■ Work to be completed
In the listing below, locate the line that contains "Reproduce this chart" and the line that contains "import seaborn as sns". Restate word for word those two lines and every line between them, and nothing else.

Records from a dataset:
____

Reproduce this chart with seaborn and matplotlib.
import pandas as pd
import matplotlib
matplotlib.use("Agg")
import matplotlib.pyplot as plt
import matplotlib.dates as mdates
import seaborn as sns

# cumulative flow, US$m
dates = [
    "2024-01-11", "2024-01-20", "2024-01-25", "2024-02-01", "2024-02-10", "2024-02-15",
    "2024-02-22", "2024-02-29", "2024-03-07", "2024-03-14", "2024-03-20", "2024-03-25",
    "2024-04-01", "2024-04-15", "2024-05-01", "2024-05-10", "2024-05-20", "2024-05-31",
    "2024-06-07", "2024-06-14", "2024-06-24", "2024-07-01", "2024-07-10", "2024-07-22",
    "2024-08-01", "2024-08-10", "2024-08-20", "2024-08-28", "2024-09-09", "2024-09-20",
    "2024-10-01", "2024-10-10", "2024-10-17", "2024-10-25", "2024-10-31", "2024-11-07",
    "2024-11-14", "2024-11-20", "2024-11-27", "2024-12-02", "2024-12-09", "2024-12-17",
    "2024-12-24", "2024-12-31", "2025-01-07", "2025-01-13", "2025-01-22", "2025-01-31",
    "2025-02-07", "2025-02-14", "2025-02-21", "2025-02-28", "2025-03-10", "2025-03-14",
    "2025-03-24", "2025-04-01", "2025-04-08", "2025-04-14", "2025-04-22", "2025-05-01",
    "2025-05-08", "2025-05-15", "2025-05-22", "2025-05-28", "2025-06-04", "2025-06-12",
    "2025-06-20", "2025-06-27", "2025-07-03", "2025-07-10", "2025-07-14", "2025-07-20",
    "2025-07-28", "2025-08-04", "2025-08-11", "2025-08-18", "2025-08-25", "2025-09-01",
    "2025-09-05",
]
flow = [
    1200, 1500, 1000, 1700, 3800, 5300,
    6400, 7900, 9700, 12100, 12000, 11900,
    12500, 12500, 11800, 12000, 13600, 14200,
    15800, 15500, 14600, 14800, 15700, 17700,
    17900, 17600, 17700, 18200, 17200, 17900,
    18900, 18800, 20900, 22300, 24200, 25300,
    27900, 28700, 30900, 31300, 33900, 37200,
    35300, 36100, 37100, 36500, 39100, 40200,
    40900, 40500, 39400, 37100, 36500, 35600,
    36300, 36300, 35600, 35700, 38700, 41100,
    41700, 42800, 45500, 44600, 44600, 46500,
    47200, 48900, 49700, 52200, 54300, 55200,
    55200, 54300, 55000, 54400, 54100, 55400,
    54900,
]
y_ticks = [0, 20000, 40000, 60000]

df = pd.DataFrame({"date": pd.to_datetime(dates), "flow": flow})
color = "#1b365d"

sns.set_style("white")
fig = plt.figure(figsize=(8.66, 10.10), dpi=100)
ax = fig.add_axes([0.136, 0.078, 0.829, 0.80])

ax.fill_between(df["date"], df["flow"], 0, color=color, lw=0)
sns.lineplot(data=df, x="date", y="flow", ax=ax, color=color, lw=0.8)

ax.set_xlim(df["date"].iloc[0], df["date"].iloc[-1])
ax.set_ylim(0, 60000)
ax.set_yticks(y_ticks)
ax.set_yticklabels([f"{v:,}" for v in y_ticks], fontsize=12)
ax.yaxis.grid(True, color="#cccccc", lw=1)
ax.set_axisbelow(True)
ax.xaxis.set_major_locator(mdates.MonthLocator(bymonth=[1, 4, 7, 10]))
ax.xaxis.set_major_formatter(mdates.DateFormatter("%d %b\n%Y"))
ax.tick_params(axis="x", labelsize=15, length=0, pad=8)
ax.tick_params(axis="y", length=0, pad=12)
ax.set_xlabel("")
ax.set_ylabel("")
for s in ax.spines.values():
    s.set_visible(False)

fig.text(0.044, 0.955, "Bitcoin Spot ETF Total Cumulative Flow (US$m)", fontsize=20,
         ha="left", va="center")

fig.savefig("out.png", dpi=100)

____

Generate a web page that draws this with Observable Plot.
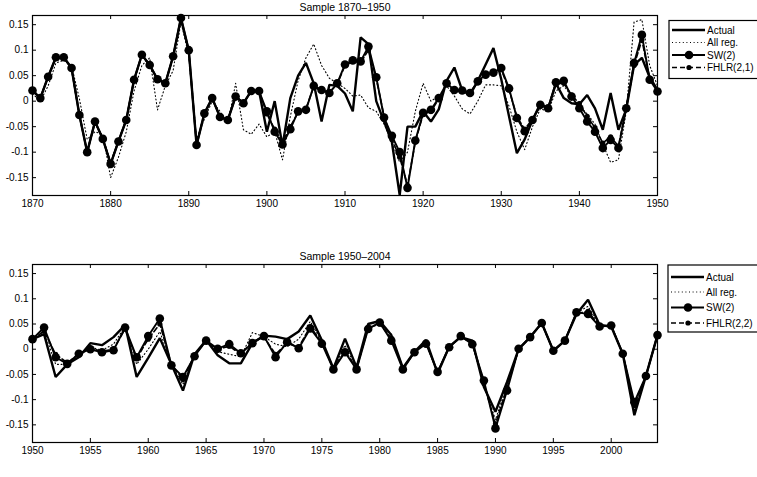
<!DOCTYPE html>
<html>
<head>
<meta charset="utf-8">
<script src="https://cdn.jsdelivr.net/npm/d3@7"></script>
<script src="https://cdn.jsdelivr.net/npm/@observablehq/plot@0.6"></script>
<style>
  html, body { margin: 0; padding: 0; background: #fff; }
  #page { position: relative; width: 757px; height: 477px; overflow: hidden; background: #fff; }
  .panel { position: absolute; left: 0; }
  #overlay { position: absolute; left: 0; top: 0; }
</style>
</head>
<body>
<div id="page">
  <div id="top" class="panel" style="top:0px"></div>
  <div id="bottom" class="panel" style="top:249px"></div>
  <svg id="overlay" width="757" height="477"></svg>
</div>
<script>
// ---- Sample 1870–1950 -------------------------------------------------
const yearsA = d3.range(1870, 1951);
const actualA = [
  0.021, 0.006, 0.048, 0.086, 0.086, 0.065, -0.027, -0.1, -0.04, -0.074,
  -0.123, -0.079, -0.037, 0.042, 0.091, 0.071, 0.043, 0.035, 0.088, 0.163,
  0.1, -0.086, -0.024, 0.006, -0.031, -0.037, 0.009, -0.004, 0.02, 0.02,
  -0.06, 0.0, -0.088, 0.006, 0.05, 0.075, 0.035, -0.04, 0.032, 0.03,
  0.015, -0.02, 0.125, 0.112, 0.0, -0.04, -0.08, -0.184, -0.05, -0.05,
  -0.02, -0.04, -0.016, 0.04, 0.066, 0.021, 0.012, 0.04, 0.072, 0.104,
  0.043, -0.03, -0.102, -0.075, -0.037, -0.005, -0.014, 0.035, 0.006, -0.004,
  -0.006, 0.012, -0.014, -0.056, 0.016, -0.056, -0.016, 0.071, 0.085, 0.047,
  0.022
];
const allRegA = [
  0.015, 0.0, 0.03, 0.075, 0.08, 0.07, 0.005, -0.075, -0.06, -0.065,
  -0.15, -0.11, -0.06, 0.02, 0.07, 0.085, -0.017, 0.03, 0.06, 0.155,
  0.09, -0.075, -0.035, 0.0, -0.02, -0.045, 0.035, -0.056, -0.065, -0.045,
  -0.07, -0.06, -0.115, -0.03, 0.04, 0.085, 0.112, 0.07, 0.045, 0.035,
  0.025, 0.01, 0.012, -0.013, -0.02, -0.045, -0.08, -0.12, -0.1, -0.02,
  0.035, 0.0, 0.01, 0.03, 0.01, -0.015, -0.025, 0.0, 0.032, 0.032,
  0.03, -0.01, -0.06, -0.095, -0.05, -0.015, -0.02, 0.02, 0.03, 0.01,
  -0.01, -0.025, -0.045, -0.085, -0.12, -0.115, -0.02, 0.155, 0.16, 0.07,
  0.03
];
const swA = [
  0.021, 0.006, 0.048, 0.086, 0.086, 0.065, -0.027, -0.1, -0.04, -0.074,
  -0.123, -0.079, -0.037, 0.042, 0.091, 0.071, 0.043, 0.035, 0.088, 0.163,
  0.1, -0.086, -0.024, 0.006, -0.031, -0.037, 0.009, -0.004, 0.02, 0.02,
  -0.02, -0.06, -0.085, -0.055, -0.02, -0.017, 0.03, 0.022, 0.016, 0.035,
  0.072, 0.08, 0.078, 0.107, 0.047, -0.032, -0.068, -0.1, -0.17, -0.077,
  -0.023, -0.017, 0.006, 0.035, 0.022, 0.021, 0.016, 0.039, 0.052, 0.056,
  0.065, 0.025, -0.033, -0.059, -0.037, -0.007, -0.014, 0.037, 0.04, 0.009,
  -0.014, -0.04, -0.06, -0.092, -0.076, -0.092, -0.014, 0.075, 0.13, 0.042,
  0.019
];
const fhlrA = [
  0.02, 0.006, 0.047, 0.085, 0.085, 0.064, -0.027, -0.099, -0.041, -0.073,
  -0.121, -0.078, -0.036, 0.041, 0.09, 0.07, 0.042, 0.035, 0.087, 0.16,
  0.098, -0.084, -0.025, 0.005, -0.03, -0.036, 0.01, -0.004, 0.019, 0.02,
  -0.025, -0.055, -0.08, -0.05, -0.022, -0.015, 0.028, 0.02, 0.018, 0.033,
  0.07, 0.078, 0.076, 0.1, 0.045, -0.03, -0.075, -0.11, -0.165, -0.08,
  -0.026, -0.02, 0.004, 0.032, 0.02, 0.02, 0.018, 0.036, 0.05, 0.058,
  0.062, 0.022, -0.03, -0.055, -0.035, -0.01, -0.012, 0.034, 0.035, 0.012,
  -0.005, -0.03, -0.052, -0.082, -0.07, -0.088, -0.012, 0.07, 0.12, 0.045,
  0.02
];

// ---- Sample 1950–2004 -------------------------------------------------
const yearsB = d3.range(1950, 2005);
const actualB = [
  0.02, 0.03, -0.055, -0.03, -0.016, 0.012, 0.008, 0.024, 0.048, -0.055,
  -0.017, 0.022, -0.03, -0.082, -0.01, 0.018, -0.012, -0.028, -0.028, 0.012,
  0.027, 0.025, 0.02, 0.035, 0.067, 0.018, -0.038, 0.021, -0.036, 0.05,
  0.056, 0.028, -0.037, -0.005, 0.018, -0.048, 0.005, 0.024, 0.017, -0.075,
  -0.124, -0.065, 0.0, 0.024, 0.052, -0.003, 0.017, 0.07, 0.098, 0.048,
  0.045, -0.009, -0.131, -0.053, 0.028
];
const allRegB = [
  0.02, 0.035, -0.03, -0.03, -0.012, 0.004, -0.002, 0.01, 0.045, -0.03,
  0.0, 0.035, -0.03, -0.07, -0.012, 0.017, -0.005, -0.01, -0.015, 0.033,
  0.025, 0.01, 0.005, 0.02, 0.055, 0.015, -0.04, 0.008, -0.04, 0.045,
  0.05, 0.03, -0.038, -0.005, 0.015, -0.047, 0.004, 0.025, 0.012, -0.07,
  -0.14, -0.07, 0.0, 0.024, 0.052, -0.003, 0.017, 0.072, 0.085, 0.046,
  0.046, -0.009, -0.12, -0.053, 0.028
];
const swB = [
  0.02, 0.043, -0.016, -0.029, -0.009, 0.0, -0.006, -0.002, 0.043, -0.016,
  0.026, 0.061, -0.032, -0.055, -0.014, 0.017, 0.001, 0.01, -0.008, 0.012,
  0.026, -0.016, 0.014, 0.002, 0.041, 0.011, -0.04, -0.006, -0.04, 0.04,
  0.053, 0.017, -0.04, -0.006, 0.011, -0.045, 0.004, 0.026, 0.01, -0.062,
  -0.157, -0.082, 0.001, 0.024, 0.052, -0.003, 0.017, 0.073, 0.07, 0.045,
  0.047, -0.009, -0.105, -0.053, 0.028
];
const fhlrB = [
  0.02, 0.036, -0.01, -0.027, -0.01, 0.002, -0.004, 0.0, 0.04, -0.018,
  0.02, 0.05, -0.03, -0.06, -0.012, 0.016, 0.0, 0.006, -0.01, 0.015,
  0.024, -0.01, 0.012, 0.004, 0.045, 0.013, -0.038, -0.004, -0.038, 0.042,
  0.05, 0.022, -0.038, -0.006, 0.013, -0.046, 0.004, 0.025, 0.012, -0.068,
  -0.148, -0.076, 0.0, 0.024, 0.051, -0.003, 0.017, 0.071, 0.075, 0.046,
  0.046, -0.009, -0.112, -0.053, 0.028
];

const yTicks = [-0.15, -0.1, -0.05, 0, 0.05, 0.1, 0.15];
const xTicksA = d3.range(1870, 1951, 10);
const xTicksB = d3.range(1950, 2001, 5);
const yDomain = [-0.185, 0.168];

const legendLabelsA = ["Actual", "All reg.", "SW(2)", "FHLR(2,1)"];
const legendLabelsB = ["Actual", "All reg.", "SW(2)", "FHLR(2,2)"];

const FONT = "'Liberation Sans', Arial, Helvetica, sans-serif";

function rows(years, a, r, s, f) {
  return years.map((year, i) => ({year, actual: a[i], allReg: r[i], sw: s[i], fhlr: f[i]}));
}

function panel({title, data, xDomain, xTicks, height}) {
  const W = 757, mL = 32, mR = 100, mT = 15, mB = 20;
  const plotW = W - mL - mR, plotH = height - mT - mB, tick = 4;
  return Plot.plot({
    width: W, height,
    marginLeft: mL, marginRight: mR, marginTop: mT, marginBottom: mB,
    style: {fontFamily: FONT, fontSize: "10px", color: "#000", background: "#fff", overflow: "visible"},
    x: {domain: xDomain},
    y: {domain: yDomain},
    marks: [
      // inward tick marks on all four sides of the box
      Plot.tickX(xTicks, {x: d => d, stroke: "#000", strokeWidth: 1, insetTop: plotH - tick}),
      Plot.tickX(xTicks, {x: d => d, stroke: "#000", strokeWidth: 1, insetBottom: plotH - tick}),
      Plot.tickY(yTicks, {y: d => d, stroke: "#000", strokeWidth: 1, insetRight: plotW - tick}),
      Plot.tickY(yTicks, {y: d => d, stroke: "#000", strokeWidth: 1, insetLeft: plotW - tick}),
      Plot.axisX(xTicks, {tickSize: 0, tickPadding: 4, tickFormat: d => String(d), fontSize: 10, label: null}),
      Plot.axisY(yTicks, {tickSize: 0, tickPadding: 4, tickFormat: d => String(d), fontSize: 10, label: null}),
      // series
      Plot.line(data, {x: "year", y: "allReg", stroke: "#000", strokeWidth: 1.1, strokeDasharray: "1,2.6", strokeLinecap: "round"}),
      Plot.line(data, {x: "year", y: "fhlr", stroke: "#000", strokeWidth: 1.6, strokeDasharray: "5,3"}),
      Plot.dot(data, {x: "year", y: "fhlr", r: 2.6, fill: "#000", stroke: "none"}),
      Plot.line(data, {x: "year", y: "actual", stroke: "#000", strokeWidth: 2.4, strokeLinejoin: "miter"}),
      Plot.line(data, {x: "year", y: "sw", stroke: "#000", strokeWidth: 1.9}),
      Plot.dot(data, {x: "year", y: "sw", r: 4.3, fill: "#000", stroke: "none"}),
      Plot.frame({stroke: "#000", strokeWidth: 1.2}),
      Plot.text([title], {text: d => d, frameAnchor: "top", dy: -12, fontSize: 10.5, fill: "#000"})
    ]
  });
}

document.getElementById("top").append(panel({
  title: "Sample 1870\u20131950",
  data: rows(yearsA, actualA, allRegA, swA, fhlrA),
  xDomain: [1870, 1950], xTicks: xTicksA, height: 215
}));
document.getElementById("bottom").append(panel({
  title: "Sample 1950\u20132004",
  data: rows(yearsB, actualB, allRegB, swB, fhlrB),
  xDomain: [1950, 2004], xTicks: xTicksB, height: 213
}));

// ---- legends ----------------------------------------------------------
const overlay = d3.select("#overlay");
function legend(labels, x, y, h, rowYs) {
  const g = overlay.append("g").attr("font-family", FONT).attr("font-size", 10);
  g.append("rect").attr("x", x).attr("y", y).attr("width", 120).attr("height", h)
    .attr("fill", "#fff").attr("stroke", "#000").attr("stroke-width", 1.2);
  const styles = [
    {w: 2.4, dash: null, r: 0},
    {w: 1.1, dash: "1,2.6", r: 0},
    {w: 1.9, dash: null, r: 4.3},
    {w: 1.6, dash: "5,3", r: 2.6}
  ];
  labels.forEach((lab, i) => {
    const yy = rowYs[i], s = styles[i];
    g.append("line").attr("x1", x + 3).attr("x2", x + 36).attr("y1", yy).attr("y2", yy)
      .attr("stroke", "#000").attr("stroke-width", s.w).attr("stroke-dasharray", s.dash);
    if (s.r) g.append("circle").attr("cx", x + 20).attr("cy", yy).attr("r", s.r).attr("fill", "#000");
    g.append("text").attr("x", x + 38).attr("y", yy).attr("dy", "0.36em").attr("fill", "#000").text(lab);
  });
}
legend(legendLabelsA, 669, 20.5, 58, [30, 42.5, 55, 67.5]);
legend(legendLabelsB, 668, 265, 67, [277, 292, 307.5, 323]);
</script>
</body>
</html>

____

■ Complete response
Reproduce this chart with seaborn and matplotlib.
import pandas as pd
import matplotlib
matplotlib.use("Agg")
import matplotlib.pyplot as plt
import matplotlib.dates as mdates
import seaborn as sns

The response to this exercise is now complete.